Due to the insignificant levels of fructose in peripheral blood, as described above, only glucose has the potential to be a substrate for DNL in adipose tissue. Although DNL in adipose tissue seems to be small as earlier discussed, glucose will, because of its presence in blood and by raising blood insulin level, probably to a higher extent than fructose, stimulate DNL in adipose tissue. Intake of glucose, in amounts that exceed the total capacity for glycogen storage and glucose oxidation, may thus increase DNL in adipose tissue more than the same amount of fructose. While fat formed in the liver has to be transported as lipoproteins in blood, this is avoided if the fat is formed directly in adipose tissue. Considering known negative health effects of lipoprotein residues, DNL occurring in adipose tissue may be preferable compared with DNL in the liver. This may illustrate a metabolic difference between glucose and fructose when consuming large amounts of sugars.

Another possible difference between fructose and glucose on risk factors for atherosclerosis is the effect of these sugars on blood uric acid level. Increased uric acid level has been associated with atherosclerosis in epidemiological studies, but the causality is uncertain [112114]. Fructose appears to increase uric acid levels in the blood to a higher extent than glucose, especially at high intakes and when consumed as excess energy [86, 115, 116]. Intake of 0.5 g fructose/kg body weight is the lowest quantity shown to result in uric acid formation [117]. An increased blood level of uric acid can theoretically lead to elevated blood pressure because uric acid inhibits an enzyme in the endothelial cells of the arteries called endothelial nitric oxide synthase (eNOS). Activated eNOS leads to increased production of nitric oxide (NO), an important vasodilator. Thus, inhibition of eNOS may lead to vasoconstriction.
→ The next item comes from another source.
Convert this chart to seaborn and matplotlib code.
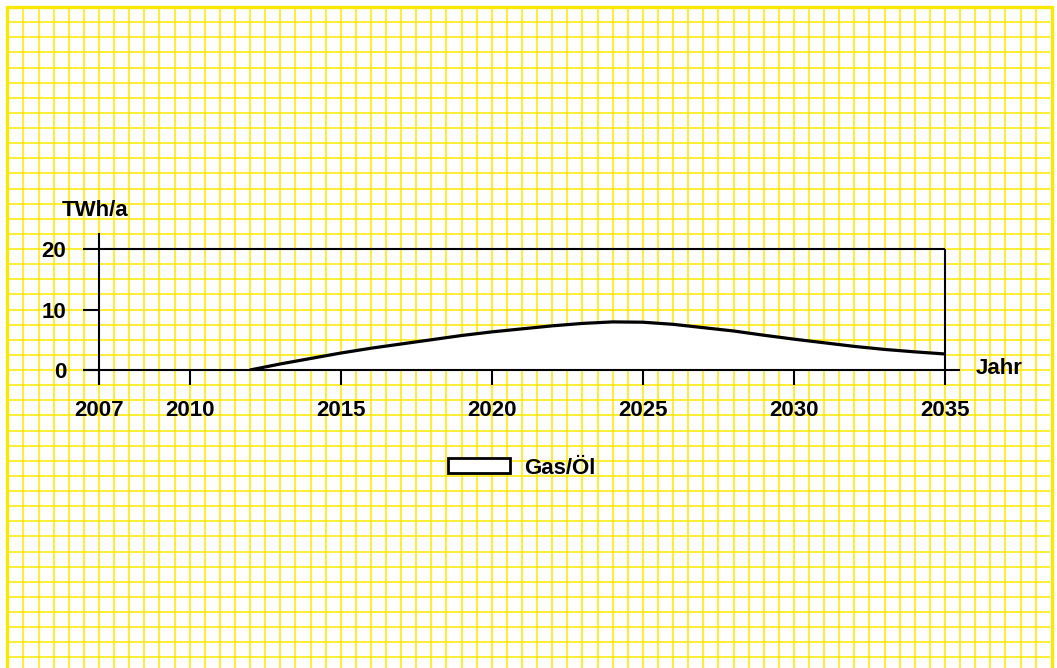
import numpy as np
import matplotlib
matplotlib.use("Agg")
import matplotlib.pyplot as plt
import seaborn as sns
from matplotlib.patches import Patch, Rectangle

# Values
years = [2012, 2013, 2014, 2015, 2016, 2017, 2018, 2019, 2020, 2021, 2022, 2023,
         2024, 2025, 2026, 2027, 2028, 2029, 2030, 2031, 2032, 2033, 2034, 2035]
gas_oel = [0.0, 1.0, 1.9, 2.8, 3.6, 4.3, 5.0, 5.7, 6.3, 6.8, 7.3, 7.7,
           7.95, 7.9, 7.55, 7.0, 6.45, 5.75, 5.1, 4.5, 3.9, 3.4, 3.0, 2.65]
xticks = [2007, 2010, 2015, 2020, 2025, 2030, 2035]
yticks = [0, 10, 20]
series_name = "Gas/Öl"

sns.set_style("white")
plt.rcParams["font.family"] = ["Liberation Sans", "DejaVu Sans"]
plt.rcParams["font.weight"] = "bold"
plt.rcParams["text.color"] = "black"
plt.rcParams["xtick.labelcolor"] = "black"
plt.rcParams["ytick.labelcolor"] = "black"

W, H = 1057, 668
fig = plt.figure(figsize=(W / 100, H / 100), dpi=100)
fig.patch.set_facecolor("white")

# pixel geometry of the plot area
x0_px, x1_px = 99, 945
y0_px, y1_px = 370, 249
ppy = (x1_px - x0_px) / (2035 - 2007)
ppv = (y0_px - y1_px) / 20

yellow = "#ffe800"

# background graph paper (same data scale as the chart)
bg = fig.add_axes([0, 0, 1, 1])
bg.set_xlim(2007 - x0_px / ppy, 2007 + (W - x0_px) / ppy)
bg.set_ylim(-(H - y0_px) / ppv, y0_px / ppv)
bg.axis("off")
top_v = (y0_px - 7) / ppv
left_x = 2007 - (x0_px - 8) / ppy
right_x = 2007 + (1050 - x0_px) / ppy
bg.vlines(np.arange(2004.5, 2038.01, 0.5), -60, top_v, color=yellow, lw=1.1)
bg.hlines(np.arange(-47.5, 57.51, 2.5), left_x, right_x, color=yellow, lw=1.1)
fig.patches.append(Rectangle((6.5 / W, -0.05), (1051.5 - 6.5) / W, 1 - 6.5 / H + 0.05,
                             transform=fig.transFigure, fill=False,
                             edgecolor=yellow, lw=2.4))

ax = fig.add_axes([x0_px / W, (H - y0_px) / H, (x1_px - x0_px) / W, (y0_px - y1_px) / H])
ax.set_facecolor("none")
ax.set_xlim(2007, 2035)
ax.set_ylim(0, 20)
for s in ax.spines.values():
    s.set_visible(False)

ax.fill_between(years, gas_oel, 0, color="white", zorder=2)
sns.lineplot(x=years, y=gas_oel, ax=ax, color="black", lw=2.3, zorder=3)

# axis frame lines
ext_x = 16 / ppy
ext_y = 15 / ppv
lk = dict(color="black", lw=1.5, clip_on=False, zorder=4, solid_capstyle="butt")
ax.plot([2007 - ext_x, 2035 + 15 / ppy], [0, 0], **lk)
ax.plot([2007, 2007], [-ext_y, 20 + 16 / ppv], **lk)
ax.plot([2007, 2035], [20, 20], **lk)
ax.plot([2035, 2035], [0, 20], **lk)

ax.set_xticks(xticks)
ax.set_xticklabels([str(t) for t in xticks])
ax.set_yticks(yticks)
ax.set_yticklabels([str(t) for t in yticks])
ax.tick_params(axis="x", direction="out", length=15 * 0.72, width=1.5, color="black",
               pad=11, labelsize=16, bottom=True, labelcolor="black")
ax.tick_params(axis="y", direction="out", length=16 * 0.72, width=1.5, color="black",
               pad=12, labelsize=16, left=True, labelcolor="black")
for lab in ax.get_xticklabels() + ax.get_yticklabels():
    lab.set_fontweight("bold")
ax.set_xlabel("")
ax.set_ylabel("")

fig.text(62 / W, 1 - 211 / H, "TWh/a", ha="left", va="center", fontsize=16,
         fontweight="bold", color="black")
fig.text(976 / W, 1 - 368 / H, "Jahr", ha="left", va="center", fontsize=16,
         fontweight="bold", color="black")

fs = 16 * 100 / 72
leg = ax.legend(handles=[Patch(facecolor="white", edgecolor="black", lw=2, label=series_name)],
                loc="center", bbox_to_anchor=(521.5 / W, 1 - 468 / H), bbox_transform=fig.transFigure,
                frameon=False, handlelength=62 / fs, handleheight=14 / fs, handletextpad=14 / fs,
                prop={"size": 16, "weight": "bold"})
for t in leg.get_texts():
    t.set_color("black")

fig.savefig("out.png", dpi=100)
Although only 0.5 g fructose/kg body weight has been shown to give uric acid formation and increased uric acid level theoretically could increase blood pressure, results from studies of the effect of fructose on blood pressure are very inconsistent [65, 72, 118, 119]. An average intake of fructose does not seem to lead to increased blood pressure [111, 120, 121]. The lack of causal link between uric acid level and atherosclerosis makes it difficult to draw conclusions on this effect of fructose."